→ What is required
Determine how many lines carry the word "this". Output that number only.

→ Data block
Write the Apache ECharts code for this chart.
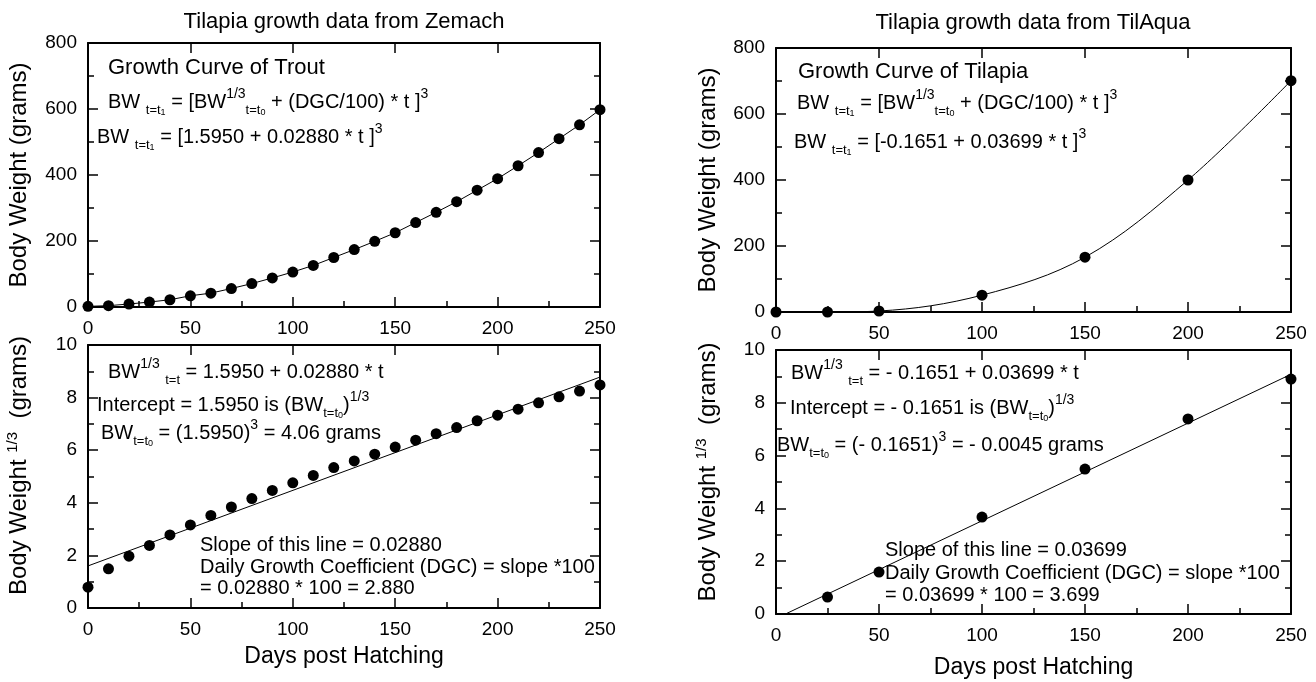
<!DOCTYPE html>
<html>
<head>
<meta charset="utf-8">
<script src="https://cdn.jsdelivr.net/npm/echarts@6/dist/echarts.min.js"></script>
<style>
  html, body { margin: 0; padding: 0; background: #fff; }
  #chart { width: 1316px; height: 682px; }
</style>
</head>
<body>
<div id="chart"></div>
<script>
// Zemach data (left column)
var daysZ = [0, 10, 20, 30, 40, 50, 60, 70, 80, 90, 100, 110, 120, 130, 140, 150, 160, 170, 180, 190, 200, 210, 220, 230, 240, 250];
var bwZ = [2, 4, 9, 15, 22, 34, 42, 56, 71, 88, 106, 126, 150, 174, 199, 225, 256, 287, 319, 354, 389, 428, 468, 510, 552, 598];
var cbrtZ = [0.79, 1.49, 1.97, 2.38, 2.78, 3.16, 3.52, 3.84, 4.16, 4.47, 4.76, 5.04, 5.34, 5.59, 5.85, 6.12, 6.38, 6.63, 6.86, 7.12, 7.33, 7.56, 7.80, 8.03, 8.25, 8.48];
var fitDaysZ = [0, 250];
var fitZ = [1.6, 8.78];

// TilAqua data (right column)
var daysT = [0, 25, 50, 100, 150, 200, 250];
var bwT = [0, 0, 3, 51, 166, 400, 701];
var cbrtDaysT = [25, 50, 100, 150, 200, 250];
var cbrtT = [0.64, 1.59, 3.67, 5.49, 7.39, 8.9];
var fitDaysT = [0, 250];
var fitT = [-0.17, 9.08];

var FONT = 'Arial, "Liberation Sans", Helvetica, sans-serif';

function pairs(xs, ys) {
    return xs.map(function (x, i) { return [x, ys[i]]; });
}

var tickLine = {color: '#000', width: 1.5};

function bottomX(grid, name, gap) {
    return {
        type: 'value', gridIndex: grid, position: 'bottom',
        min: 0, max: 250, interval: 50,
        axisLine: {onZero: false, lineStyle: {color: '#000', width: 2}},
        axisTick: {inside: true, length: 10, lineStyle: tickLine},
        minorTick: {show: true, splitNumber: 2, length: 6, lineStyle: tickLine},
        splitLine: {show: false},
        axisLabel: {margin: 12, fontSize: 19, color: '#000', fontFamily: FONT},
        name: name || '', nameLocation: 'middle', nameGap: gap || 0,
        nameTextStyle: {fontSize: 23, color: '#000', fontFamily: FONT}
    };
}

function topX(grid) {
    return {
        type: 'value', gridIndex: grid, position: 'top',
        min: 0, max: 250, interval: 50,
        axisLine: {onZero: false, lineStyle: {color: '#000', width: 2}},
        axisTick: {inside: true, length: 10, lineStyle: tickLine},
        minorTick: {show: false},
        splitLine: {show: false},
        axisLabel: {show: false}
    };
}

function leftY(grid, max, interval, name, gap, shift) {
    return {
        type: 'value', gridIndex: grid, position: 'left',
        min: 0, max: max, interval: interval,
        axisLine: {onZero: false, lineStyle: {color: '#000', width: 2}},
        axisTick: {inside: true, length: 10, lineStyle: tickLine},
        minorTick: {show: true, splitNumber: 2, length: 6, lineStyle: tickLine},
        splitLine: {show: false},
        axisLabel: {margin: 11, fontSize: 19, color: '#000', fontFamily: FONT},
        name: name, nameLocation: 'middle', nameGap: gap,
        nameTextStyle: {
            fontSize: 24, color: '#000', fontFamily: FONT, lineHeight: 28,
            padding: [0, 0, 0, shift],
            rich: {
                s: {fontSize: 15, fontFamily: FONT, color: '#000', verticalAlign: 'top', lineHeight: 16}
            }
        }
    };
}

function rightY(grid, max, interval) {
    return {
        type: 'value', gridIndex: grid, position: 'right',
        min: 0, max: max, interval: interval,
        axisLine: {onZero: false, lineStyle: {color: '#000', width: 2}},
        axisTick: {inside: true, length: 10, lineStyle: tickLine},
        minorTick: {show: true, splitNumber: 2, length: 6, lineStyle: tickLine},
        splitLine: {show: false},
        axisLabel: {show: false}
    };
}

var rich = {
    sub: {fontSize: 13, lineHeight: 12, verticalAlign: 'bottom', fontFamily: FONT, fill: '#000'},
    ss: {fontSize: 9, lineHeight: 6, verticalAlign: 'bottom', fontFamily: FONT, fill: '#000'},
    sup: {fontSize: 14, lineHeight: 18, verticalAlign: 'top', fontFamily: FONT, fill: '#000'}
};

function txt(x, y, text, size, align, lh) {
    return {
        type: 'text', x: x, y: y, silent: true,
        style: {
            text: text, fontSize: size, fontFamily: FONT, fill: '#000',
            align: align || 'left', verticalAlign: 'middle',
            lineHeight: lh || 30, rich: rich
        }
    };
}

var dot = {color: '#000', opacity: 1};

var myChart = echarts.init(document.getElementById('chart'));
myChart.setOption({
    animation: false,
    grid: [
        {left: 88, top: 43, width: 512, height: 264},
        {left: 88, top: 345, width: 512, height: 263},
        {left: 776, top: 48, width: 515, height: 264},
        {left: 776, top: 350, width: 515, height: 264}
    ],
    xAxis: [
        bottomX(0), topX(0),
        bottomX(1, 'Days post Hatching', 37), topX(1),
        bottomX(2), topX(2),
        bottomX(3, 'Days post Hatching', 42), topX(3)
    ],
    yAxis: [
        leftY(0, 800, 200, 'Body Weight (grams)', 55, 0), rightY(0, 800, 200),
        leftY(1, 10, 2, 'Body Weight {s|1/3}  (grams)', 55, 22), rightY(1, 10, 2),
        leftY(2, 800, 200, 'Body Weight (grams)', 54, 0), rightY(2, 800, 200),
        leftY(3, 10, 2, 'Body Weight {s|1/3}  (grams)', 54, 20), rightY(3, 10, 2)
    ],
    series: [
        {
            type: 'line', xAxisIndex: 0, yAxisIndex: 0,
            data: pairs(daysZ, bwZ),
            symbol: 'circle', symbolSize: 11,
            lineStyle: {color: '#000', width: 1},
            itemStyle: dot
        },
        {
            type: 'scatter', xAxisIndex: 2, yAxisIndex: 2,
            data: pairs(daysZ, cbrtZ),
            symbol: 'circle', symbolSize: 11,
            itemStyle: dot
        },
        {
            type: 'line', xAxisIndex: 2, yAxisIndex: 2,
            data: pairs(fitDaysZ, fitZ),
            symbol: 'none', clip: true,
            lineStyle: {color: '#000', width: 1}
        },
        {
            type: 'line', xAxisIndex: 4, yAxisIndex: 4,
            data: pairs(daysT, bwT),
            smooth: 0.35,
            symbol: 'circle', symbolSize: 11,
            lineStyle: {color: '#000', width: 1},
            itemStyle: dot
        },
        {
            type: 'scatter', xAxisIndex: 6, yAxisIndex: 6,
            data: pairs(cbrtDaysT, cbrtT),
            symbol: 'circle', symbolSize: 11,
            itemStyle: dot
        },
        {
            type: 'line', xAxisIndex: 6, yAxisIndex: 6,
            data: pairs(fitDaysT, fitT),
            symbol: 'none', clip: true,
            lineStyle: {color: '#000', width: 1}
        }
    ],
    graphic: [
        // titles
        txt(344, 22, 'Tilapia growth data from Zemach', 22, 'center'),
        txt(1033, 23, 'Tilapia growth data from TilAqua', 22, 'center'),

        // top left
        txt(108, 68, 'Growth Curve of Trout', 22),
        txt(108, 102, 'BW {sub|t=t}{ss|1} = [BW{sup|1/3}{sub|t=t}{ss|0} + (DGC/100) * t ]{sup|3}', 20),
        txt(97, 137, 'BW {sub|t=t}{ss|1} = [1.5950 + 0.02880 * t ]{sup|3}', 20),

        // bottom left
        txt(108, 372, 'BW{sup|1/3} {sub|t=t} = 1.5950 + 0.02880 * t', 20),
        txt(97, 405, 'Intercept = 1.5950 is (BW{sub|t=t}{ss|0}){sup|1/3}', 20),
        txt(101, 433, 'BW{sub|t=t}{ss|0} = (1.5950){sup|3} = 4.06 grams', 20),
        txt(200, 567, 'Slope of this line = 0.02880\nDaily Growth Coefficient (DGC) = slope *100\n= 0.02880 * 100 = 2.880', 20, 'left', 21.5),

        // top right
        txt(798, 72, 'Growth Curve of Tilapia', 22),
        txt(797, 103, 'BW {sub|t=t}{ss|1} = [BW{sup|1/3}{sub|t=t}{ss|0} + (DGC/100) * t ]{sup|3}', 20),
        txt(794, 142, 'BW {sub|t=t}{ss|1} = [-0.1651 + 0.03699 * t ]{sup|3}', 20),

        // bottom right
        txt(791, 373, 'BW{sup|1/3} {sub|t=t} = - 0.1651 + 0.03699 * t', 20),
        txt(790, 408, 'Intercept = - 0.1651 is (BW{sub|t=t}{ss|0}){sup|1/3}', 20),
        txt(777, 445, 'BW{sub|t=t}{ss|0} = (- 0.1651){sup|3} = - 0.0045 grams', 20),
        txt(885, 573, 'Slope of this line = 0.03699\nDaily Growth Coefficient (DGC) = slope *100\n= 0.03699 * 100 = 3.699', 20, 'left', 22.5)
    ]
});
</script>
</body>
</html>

→ Exercise solution
3